Jay Bulckaert, the Artless Collective cinematographer who also runs Aerials North - a city film company specializing in drone-mounted camera work - said he doesn't know who was flying the drone over the crowd in March 2015 - but whoever it was took some serious risks at the expense of the crowd.

The tiny aircraft could have easily lost control and flown into the path of a landing plane or could have tumbled out of the sky onto the people below, he said.

"I don't know what it would do to a kid if it hit them," Bulckaert said, while tinkering with his collection of drones on Wednesday. "There really is a ... ton of stuff you actually need to know to fly these things. The amount of damage a drone could do, it could bring down a 747."

Bulckaert said drones have been making news all over the world as they become easier to obtain. Police in Tokyo have a drone carrying a large fly-swatter-like net used to catch other "rogue drones." Dutch police have been training eagles to catch drones as they are being used increasingly for illegal purposes. Last year, Amazon.com announced it was looking at using drones to deliver items customers have purchased online.

Drones can start at $100 for a basic learner model to millions for a top-line military drone.

Bulckaert said most examples on the market are designed to be "taken out of the box and flown by a kid" while more expensive rigs are large and complicated machines costing $30,000 or more. Government departments worldwide are scrambling to enact regulations regarding drones, said Bulckaert, and Transport Canada is among them. He said not knowing those regulations could have serious consequences. If people cause an accident with their drones, they could face criminal charges and if they were to harm someone in the process, the maximum sentence is life imprisonment and fines up to $100,000.

"You have to be extremely cautious," he said.

In order to be allowed to fly the drones he uses for his film work Bulckaert said he spent a week earning a Special Flight Operating Certificate (SFOC) before spending another week at a drone-flying course in British Columbia.

"There's all of these things you have to be aware of when you put a drone in the air," he said.

Radio towers, electrical cables and cell phones can all throw off the signal but sometimes drones crash for no apparent reason, said Bulckaert.

Bulckaert said while attending the flight school in B.C. he was shown videos of what can go wrong when people don't know what they're doing.
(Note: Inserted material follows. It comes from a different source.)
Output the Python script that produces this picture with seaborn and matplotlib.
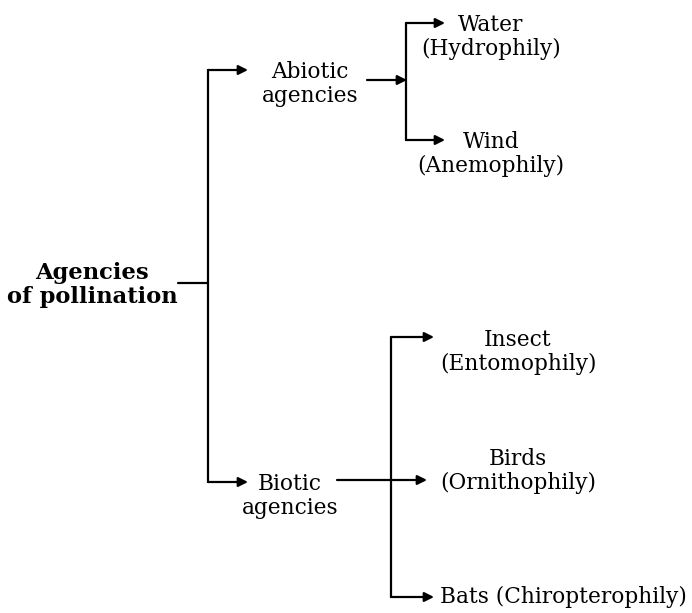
import matplotlib
matplotlib.use('Agg')
import matplotlib.pyplot as plt
import seaborn as sns

# Node labels
root_label = 'Agencies\nof pollination'
group_labels = ['Abiotic\nagencies', 'Biotic\nagencies']
abiotic_labels = ['Water\n(Hydrophily)', 'Wind\n(Anemophily)']
biotic_labels = ['Insect\n(Entomophily)', 'Birds\n(Ornithophily)', 'Bats (Chiropterophily)']

# Layout in pixel space (x right, y down)
root_xy = (92, 285)
trunk_x = 208
group_y = [70, 482]
group_text_x = [310, 290]
abiotic_split_x = 406
abiotic_y = [23, 140]
biotic_split_x = 391
biotic_y = [337, 480, 597]

sns.set_theme(style='white')
plt.rcParams['font.family'] = ['DejaVu Serif']
plt.rcParams['text.color'] = 'black'

fig = plt.figure(figsize=(6.92, 6.13), dpi=100)
ax = fig.add_axes([0, 0, 1, 1])
ax.set_xlim(0, 692)
ax.set_ylim(613, 0)
ax.axis('off')

fs = 15.6
lw = 1.6
arrow = dict(arrowstyle='-|>', mutation_scale=14, lw=lw, color='black', shrinkA=0, shrinkB=0)

def line(xs, ys):
    sns.lineplot(x=xs, y=ys, ax=ax, color='black', lw=lw, sort=False, estimator=None)

def arr(x0, y0, x1, y1):
    ax.annotate('', xy=(x1, y1), xytext=(x0, y0), arrowprops=arrow)

# root
ax.text(root_xy[0], root_xy[1], root_label, ha='center', va='center', fontsize=16.3,
        fontweight='bold', linespacing=1.1, color='black')
line([178, trunk_x], [283, 283])
line([trunk_x, trunk_x], [group_y[0], group_y[1]])
for gy, gx, lab in zip(group_y, group_text_x, group_labels):
    arr(trunk_x, gy, 248, gy)
    ax.text(gx, gy + 14, lab, ha='center', va='center', fontsize=fs, linespacing=1.1, color='black')

# abiotic branch
arr(367, 80, abiotic_split_x + 1, 80)
line([abiotic_split_x, abiotic_split_x], [abiotic_y[0], abiotic_y[1]])
for yy, lab in zip(abiotic_y, abiotic_labels):
    arr(abiotic_split_x, yy, 445, yy)
    ax.text(491, yy + 14, lab, ha='center', va='center', fontsize=fs, linespacing=1.1, color='black')

# biotic branch
line([biotic_split_x, biotic_split_x], [biotic_y[0], biotic_y[2]])
arr(337, biotic_y[1], 427, biotic_y[1])
arr(biotic_split_x, biotic_y[0], 434, biotic_y[0])
arr(biotic_split_x, biotic_y[2], 434, biotic_y[2])
ax.text(518, biotic_y[0] + 15, biotic_labels[0], ha='center', va='center', fontsize=fs, linespacing=1.1, color='black')
ax.text(518, biotic_y[1] - 9, biotic_labels[1], ha='center', va='center', fontsize=fs, linespacing=1.1, color='black')
ax.text(440, biotic_y[2], biotic_labels[2], ha='left', va='center', fontsize=fs, color='black')

fig.savefig('out.png', dpi=100)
"(They) showed us a video of a guy out in the middle of nowhere and he was landing his drone with the controller in one hand and the drone (in the other). He grabbed it and hit the controls and it cut his wrist. You could see the tendons and the arteries."

In another scenario, Bulckaert said, a horrific accident occurred when a father and son in the U.S. were flying a larger drone with foot-long propellers.

"They didn't really know what they were doing," he said. "He flew it right into his son and cut his own son's head off right in front of him."

Bulckaert said he's used his drones in several photoshoots for city contracts. He said he also shot all the aerial footage in a Yellowknife-shot feature film, The Sun at Midnight, which was filmed last summer. A number of drone projects loom on the horizon but filming isn't all he has in mind. In a month, he will have acquired a new, bigger drone - the $8,000 infrared-armed Inspire. He's begun talking with the Department of the Environment and Natural Resources (ENR) to discuss the possibility of helping in forest fire detection, he said.

"You are actually not legally allowed to fly a drone over top of a forest fire. So this is where there would have to be some sort of exception made in conjunction with the GNWT.

"We started talking to ENR last summer. I wouldn't want to be sounding like there is a contract in case there is not but there has been interest in talking to us about it so we'll see how that goes."

Responding by e-mail, ENR spokesperson Judy McLinton stated Bulckaert has requested a meeting to discuss the services his company could provide.

"A meeting ... with forest management staff and Jay is being set up in the next couple of weeks," she added.